Monday, 25 May 2015

Desperate

Aku yang sedang cemas, lemas
Dengan segenap kudrat berusaha untuk tak tenggelam
Ditelan laut yang dalam.

Terpandang aku kiri dan kanan
Rakan-rakan
Terapung nyaman
Tanpa menggunakan apa-apa kekerasan
Cuma dibiar kuasa laut
Mengapungkan badan, dibiar hanyut.

Dan masih,
Aku cuba berenang, terdesak untuk menyelamatkan diri.

Chikara

Kalau kau nak kekuatan yang kekal,

Makanya janganlah cari kekuatan pada benda yang sementara.

Sunday, 28 December 2014

Exams

Finals gives me some of the most complicated feelings I will ever feel my whole life.

It's a nerve wrecking experience yet the most liberating experience at the same time.

I am guilty of so many ways of procrastinating during the exam period.

You get so nervous when the date of your paper is getting near but then you never do anything much about it. And just about few hours before, you'd start to go at it like a madman tangling yourself in a web of information until you can't really tell which is which.

In the hall, you frantically write out everything you can possibly remember until your hand hurts and you fingers are at the edge of bleeding.

Stand up, get out of the hall 30 minutes before the time limit and just feel.....free.

God, sometimes I swear that I'm addicted to this feeling.

When I'm just at home, minding my own business, being not...busy. I just miss school so much.

I'm not sure if there's anyone around that actually love finals like I do.

Wednesday, 17 December 2014

Yellow

Yellow is my favourite colour.

and....

my favorite crush.

lol.

I find it extremely adorable when I found him commenting on my blog when he never even followed me on blogger nor Google+.

and...

How he never followed my Instagram but liked one of my pictures.
.
.
.
.
.
.
.
.
Awak stalk saya ye....

Ahaks. :p

Wednesday, 3 December 2014

Thinking Too Much

I hate it when I drown in my own thoughts.

They're extremely dangerous.

It makes you lose track of time and frankly, lose track of reality too.
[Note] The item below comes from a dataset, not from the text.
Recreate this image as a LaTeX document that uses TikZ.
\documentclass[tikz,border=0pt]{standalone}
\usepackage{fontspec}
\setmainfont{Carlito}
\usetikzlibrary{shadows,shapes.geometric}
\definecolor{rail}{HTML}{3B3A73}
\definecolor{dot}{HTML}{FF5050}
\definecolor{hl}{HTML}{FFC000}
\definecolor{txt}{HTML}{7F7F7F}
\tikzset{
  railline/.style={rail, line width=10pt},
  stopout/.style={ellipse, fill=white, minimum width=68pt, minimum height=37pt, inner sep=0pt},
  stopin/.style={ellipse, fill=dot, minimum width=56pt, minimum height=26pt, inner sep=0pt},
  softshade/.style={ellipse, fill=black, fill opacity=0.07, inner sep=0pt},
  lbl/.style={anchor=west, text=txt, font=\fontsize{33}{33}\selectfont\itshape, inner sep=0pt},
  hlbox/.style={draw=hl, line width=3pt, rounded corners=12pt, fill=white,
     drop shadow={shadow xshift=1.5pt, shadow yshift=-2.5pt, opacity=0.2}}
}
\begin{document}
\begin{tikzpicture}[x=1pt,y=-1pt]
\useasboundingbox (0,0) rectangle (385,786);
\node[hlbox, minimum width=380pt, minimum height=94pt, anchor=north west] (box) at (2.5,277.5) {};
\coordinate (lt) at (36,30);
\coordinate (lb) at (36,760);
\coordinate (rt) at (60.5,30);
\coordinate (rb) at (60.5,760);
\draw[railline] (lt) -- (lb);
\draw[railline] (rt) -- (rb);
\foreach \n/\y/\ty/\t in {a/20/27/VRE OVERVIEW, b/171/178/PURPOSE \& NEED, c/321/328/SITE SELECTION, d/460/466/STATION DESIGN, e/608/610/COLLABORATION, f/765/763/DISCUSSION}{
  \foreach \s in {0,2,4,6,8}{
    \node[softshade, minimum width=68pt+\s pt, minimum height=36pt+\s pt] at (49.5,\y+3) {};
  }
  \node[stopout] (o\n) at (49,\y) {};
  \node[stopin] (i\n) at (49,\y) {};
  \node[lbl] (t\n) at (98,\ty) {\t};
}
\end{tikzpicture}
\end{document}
There's two separate realities if I dwell too much into my imagination. The one's that are in my head and the one's that I woke up to everyday.

Though unreal, the reality in my head is far more exhausting to be in. And as much as I hate for it to be so, it is apparently the dominant one at the moment.
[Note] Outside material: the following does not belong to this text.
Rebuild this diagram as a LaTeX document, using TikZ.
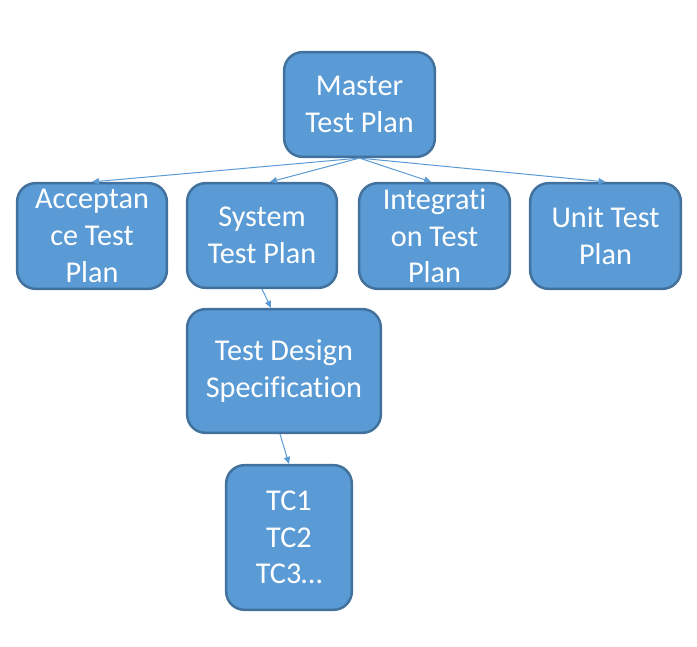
\documentclass[tikz,border=0pt]{standalone}
\usepackage{fontspec}
\setmainfont{Carlito}[Ligatures=NoCommon]
\usetikzlibrary{arrows.meta}
\definecolor{boxfill}{HTML}{5B9BD5}
\definecolor{boxline}{HTML}{41719C}
\tikzset{
	planbox/.style={draw=boxline, fill=boxfill, line width=0.075cm, rounded corners=0.55cm,
		text=white, align=center, inner sep=0pt, font=\fontsize{25.8}{31.3}\selectfont},
	planarrow/.style={draw=boxfill, line width=0.03cm, -{Triangle[length=0.21cm,width=0.19cm]}}
}

\begin{document}
\begin{tikzpicture}[x=0.03cm, y=-0.03cm]
			%%%%% START %%%%%
			
			\useasboundingbox (0, 0) rectangle (697, 647);
			
			\node[planbox, minimum width=4.52cm, minimum height=3.14cm] (master) at (359.5, 104.5) {Master\\Test Plan};
			
			\node[planbox, minimum width=4.49cm, minimum height=3.17cm] (accept) at (92, 236) {Acceptan\\ce Test\\Plan};
			\node[planbox, minimum width=4.49cm, minimum height=3.14cm] (system) at (262, 235.5) {System\\Test Plan};
			\node[planbox, minimum width=4.52cm, minimum height=3.17cm] (integ) at (434.5, 236) {Integrati\\on Test\\Plan};
			\node[planbox, minimum width=4.52cm, minimum height=3.17cm] (unit) at (605.5, 236) {Unit Test\\Plan};
			
			\node[planbox, minimum width=5.81cm, minimum height=3.71cm] (design) at (284, 371) {Test Design\\Specification};
			
			\node[planbox, minimum width=3.77cm, minimum height=4.34cm] (cases) at (289, 537.5) {TC1\\TC2\\TC3…};
			
			\draw[planarrow] (master.south) -- (accept.north);
			\draw[planarrow] (master.south) -- ([xshift=0.24cm]system.north);
			\draw[planarrow] (master.south) -- ([xshift=-0.1cm]integ.north);
			\draw[planarrow] (master.south) -- (unit.north);
			
			\draw[planarrow] (system.south) -- ([xshift=-0.39cm]design.north);
			\draw[planarrow] ([xshift=-0.12cm]design.south) -- (cases.north);
			
			%%%%% END %%%%%
		\end{tikzpicture}
\end{document}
Whatever happens in my real life, will affect my thoughts hence, the facade of a reality in my brain would morph into something else. More so, something bad.
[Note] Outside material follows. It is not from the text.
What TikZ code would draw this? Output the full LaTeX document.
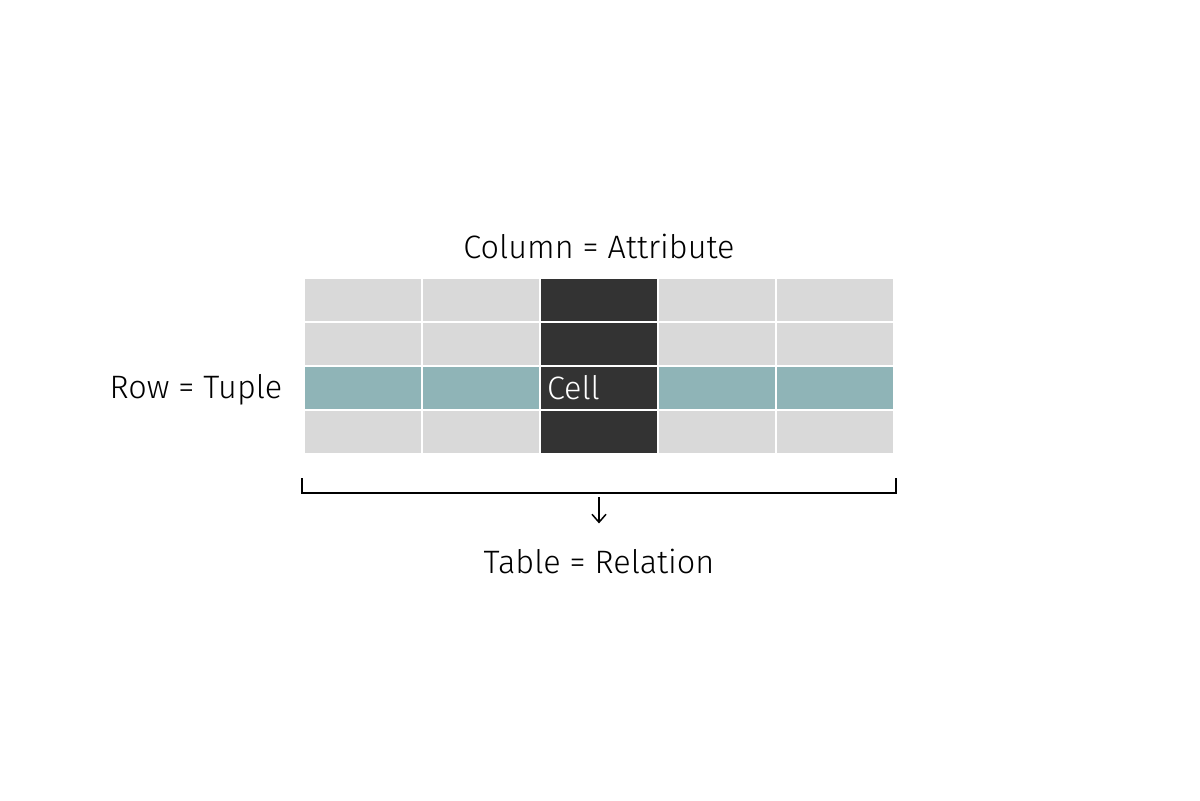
\documentclass[tikz,border=0pt]{standalone}
\usepackage{fontspec}
\setmainfont{Fira Sans}[UprightFont=* Light]
\usetikzlibrary{positioning,arrows.meta,calc}
\definecolor{cellgray}{HTML}{D9D9D9}
\definecolor{celldark}{HTML}{333333}
\definecolor{cellteal}{HTML}{8FB4B7}

\begin{document}
\begin{tikzpicture}[x=0.5pt,y=-0.5pt,
    cell/.style={minimum width=58pt,minimum height=21pt,inner sep=0pt,fill=cellgray},
    lbl/.style={inner sep=0pt,font=\fontsize{16.2}{19}\selectfont}]
    \useasboundingbox (0,0) rectangle (1200,800);
    \foreach \r in {1,...,4}
        \foreach \c in {1,...,5}{
            \ifnum\c=3 \def\cellcol{celldark}\else\ifnum\r=3 \def\cellcol{cellteal}\else\def\cellcol{cellgray}\fi\fi
            \node[cell,fill=\cellcol] (c-\r-\c) at (245+118*\c, 256+44*\r) {};
        }
    \node[lbl,text=white,anchor=west] (celltxt) at ([xshift=3pt]c-3-3.west) {Cell};
    \node[lbl,above=9.5pt of c-1-3] (colname) {Column = Attribute};
    \node[lbl,left=11pt of c-3-1,yshift=-1pt] (rowname) {Row = Tuple};
    \node[lbl,below=47.5pt of c-4-3] (tblname) {Table = Relation};
    % bracket under the table
    \coordinate (brl) at ([xshift=-1.5pt,yshift=-12.5pt]c-4-1.south west);
    \coordinate (brr) at ([xshift=1.5pt,yshift=-12.5pt]c-4-5.south east);
    \draw[line width=1pt] (brl) -- ++(0,15) -| (brr);
    \coordinate (arrtop) at ($(brl)!0.5!(brr) + (0,19)$);
    \coordinate (arrbot) at ($(arrtop) + (0,26)$);
    \draw[line width=0.75pt,-{Straight Barb[length=4pt,width=7pt]}] (arrtop) -- (arrbot);
\end{tikzpicture}
\end{document}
I might sound like a mental case now. I guess, the only way to shut it down is to be in the 'now' more so I wouldn't lose grip of what's real and what's not.

Thinking too much isn't healthy.

Never have been, never will be.

Monday, 24 November 2014

Growing up

I find it much easier to simply delete everything now.

I used to be so attached to my blogs. The countless secret ones. The public ones. This account and that account. All by which pretty much uses the same passwords so I don't forget.

But lately, I find it much much easier to just click that Delete Account button.

No matter how much memory it holds.

No matter how much I would probably smile when looking back at those cringeworthy posts.

I decided. If it's going to be a liability when I am in the hereafter or perhaps even in this world itself (where interviewers does research on you by googling your name) , it is better deleted. Permanently.

So, I guess...

I'm growing up?

Change is good.

And I'm learning that it doesn't happen overnight too.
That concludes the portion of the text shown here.